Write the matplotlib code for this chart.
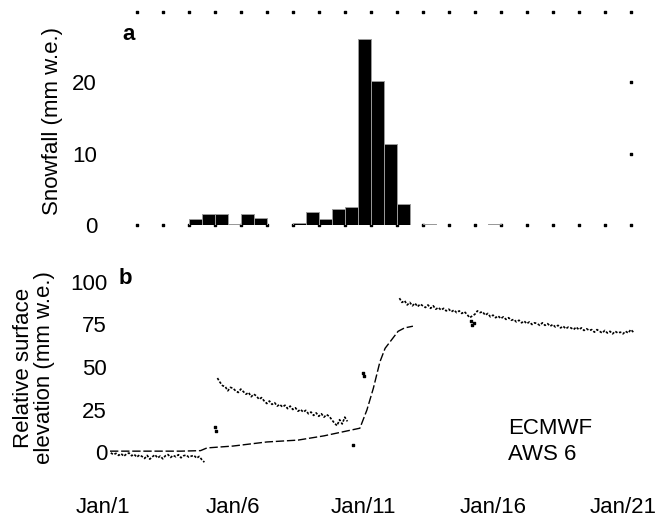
import numpy as np
import matplotlib
matplotlib.use("Agg")
import matplotlib.pyplot as plt

plt.rcParams["font.family"] = ["Liberation Sans", "DejaVu Sans"]

# x axis: days since Jan/1
tick_days = [0, 5, 10, 15, 20]
tick_labels = ["Jan/1", "Jan/6", "Jan/11", "Jan/16", "Jan/21"]

# panel a: 12-hourly snowfall bars (left edge day, mm w.e.)
snow_day = [3.3, 3.8, 4.3, 4.8, 5.3, 5.8, 7.3, 7.8, 8.3, 8.8, 9.3,
            9.8, 10.3, 10.8, 11.3, 12.3, 14.8]
snow_mm = [0.8, 1.5, 1.5, 0.15, 1.6, 1.0, 0.3, 1.8, 0.8, 2.3, 2.5,
           26.0, 20.1, 11.3, 3.0, 0.15, 0.15]
grid_days = [1.3 + k for k in range(20)]

# panel b: ECMWF
ecmwf_day = [0.27, 1.0, 2.0, 3.0, 3.75, 4.0, 5.0, 6.3, 7.5, 8.5, 9.88,
             10.15, 10.4, 10.65, 10.85, 11.1, 11.35, 11.6, 11.92]
ecmwf_val = [0.5, 0.5, 0.5, 0.5, 0.8, 2.4, 3.5, 5.9, 7.0, 9.5, 14.0,
             24.7, 37.6, 53.0, 61.0, 66.0, 71.0, 73.0, 74.0]

# panel b: AWS 6 (three segments, 0.1 day spacing, plus stray points)
aws1_start = 0.3
aws1_val = [-0.5, -1.5, -0.8, -2.0, -1.0, -2.5, -1.2, -0.6, -2.2, -1.4,
            -3.0, -1.8, -2.6, -3.8, -2.0, -4.2, -2.8, -1.6, -3.5, -2.4,
            -4.0, -2.2, -1.5, -3.2, -2.0, -2.8, -1.6, -3.4, -2.2, -1.8,
            -3.0, -2.4, -2.0, -3.6, -2.6, -4.5, -6.0]
aws2_start = 4.4
aws2_val = [43.5, 41, 39, 38.5, 36, 38, 37.5, 36, 35, 37,
            35.5, 34, 35, 32.5, 34, 33, 31, 32, 30, 28.5,
            30, 28, 29, 27, 28, 26.5, 27.5, 25.5, 27, 25,
            26, 24, 25, 23.5, 24.5, 22.5, 23.5, 21.5, 23, 21,
            22.5, 20.5, 22, 21, 19, 17, 15.5, 19, 16.5, 20.5, 18]
aws3_start = 11.4
aws3_val = [90.5, 88, 89, 86.5, 88, 86, 87.5, 85.5, 87, 86,
            85, 86.5, 84.5, 86, 84, 85, 83.5, 84.5, 83, 84,
            82.5, 83.5, 82, 83, 81.5, 82.5, 81, 79, 80, 81,
            83, 82, 82.5, 80.5, 81.5, 79.5, 80.5, 79, 80, 78.5,
            79.5, 78, 79, 77.5, 78, 76.5, 77.5, 76, 77, 75.5,
            76.5, 75, 76, 75.5, 74.5, 76, 74.5, 75.5, 74, 75,
            73.5, 74.5, 73, 74, 72.5, 73.5, 73, 72, 73.5, 72,
            73, 71.5, 72.5, 71.5, 72, 70.5, 72, 71, 70, 71.5,
            70, 71, 69.5, 71, 70, 70.5, 69.5, 71, 70, 72, 70.5]
aws_stray_day = [4.3, 4.35, 9.6, 10.0, 10.05, 14.15, 14.2, 14.25]
aws_stray_val = [14.7, 12.5, 4.0, 46.5, 44.5, 77.0, 74.5, 76.0]

W, H = 659, 519
fig = plt.figure(figsize=(W / 100, H / 100), dpi=100)

# ---- panel a
ax1 = fig.add_axes([103 / W, (H - 225) / H, 546 / W, 213 / H])
ax1.set_xlim(0, 21)
ax1.set_ylim(0, 29.8)
ax1.scatter(grid_days, [29.8] * len(grid_days), s=2, marker="s", color="black", clip_on=False, zorder=1)
ax1.scatter(grid_days, [0] * len(grid_days), s=2, marker="s", color="black", clip_on=False, zorder=1)
ax1.scatter([20.3, 20.3], [10, 20], s=2, marker="s", color="black", clip_on=False, zorder=1)
ax1.bar(snow_day, snow_mm, width=0.5, align="edge", color="black",
        edgecolor="#9a9a9a", linewidth=0.7, zorder=2)
for s in ax1.spines.values():
    s.set_visible(False)
ax1.set_xticks([])
ax1.set_yticks([0, 10, 20])
ax1.tick_params(axis="y", length=0, pad=4.3, labelsize=16)
fig.text(129 / W, 1 - 35 / H, "a", ha="center", va="center",
         fontsize=16, fontweight="bold")
fig.text(53 / W, 1 - 121 / H, "Snowfall (mm w.e.)", rotation=90,
         ha="center", va="center", fontsize=16)

# ---- panel b
ax2 = fig.add_axes([103 / W, 41.5 / H, 546 / W, 212.5 / H])
ax2.set_xlim(0, 21)
ax2.set_ylim(-15, 110)
ax2.plot(ecmwf_day, ecmwf_val, color="black", lw=1.0, ls=(0, (6, 2)))
for start, vals in [(aws1_start, aws1_val), (aws2_start, aws2_val), (aws3_start, aws3_val)]:
    days = start + 0.1 * np.arange(len(vals))
    ax2.plot(days, vals, color="black", lw=1.2, ls=(0, (1.5, 1)))
ax2.scatter(aws_stray_day, aws_stray_val, s=2, marker="s", color="black")
for s in ax2.spines.values():
    s.set_visible(False)
ax2.set_yticks([0, 25, 50, 75, 100])
ax2.tick_params(axis="y", length=0, pad=-2.9, labelsize=16)
ax2.set_xticks(tick_days)
ax2.set_xticklabels(tick_labels)
ax2.tick_params(axis="x", length=0, pad=14, labelsize=16)
fig.text(125 / W, 1 - 279 / H, "b", ha="center", va="center", fontsize=16, fontweight="bold")
fig.text(34 / W, 1 - 368 / H, "Relative surface\nelevation (mm w.e.)", rotation=90,
         ha="center", va="center", fontsize=16, linespacing=0.95)
fig.text(508 / W, 1 - 428 / H, "ECMWF", ha="left", va="center", fontsize=16)
fig.text(508 / W, 1 - 455 / H, "AWS 6", ha="left", va="center", fontsize=16)

fig.savefig("out.png", dpi=100)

------

◆ **Set task**
Make an exact copy of the lines from the top of the material through the line with "24.7, 37.6, 53.0, 61.0, 66.0, 71.0, 73.0, 74.0]", pictures excluded.

◆ **Answer to this problem**
Write the matplotlib code for this chart.
import numpy as np
import matplotlib
matplotlib.use("Agg")
import matplotlib.pyplot as plt

plt.rcParams["font.family"] = ["Liberation Sans", "DejaVu Sans"]

# x axis: days since Jan/1
tick_days = [0, 5, 10, 15, 20]
tick_labels = ["Jan/1", "Jan/6", "Jan/11", "Jan/16", "Jan/21"]

# panel a: 12-hourly snowfall bars (left edge day, mm w.e.)
snow_day = [3.3, 3.8, 4.3, 4.8, 5.3, 5.8, 7.3, 7.8, 8.3, 8.8, 9.3,
            9.8, 10.3, 10.8, 11.3, 12.3, 14.8]
snow_mm = [0.8, 1.5, 1.5, 0.15, 1.6, 1.0, 0.3, 1.8, 0.8, 2.3, 2.5,
           26.0, 20.1, 11.3, 3.0, 0.15, 0.15]
grid_days = [1.3 + k for k in range(20)]

# panel b: ECMWF
ecmwf_day = [0.27, 1.0, 2.0, 3.0, 3.75, 4.0, 5.0, 6.3, 7.5, 8.5, 9.88,
             10.15, 10.4, 10.65, 10.85, 11.1, 11.35, 11.6, 11.92]
ecmwf_val = [0.5, 0.5, 0.5, 0.5, 0.8, 2.4, 3.5, 5.9, 7.0, 9.5, 14.0,
             24.7, 37.6, 53.0, 61.0, 66.0, 71.0, 73.0, 74.0]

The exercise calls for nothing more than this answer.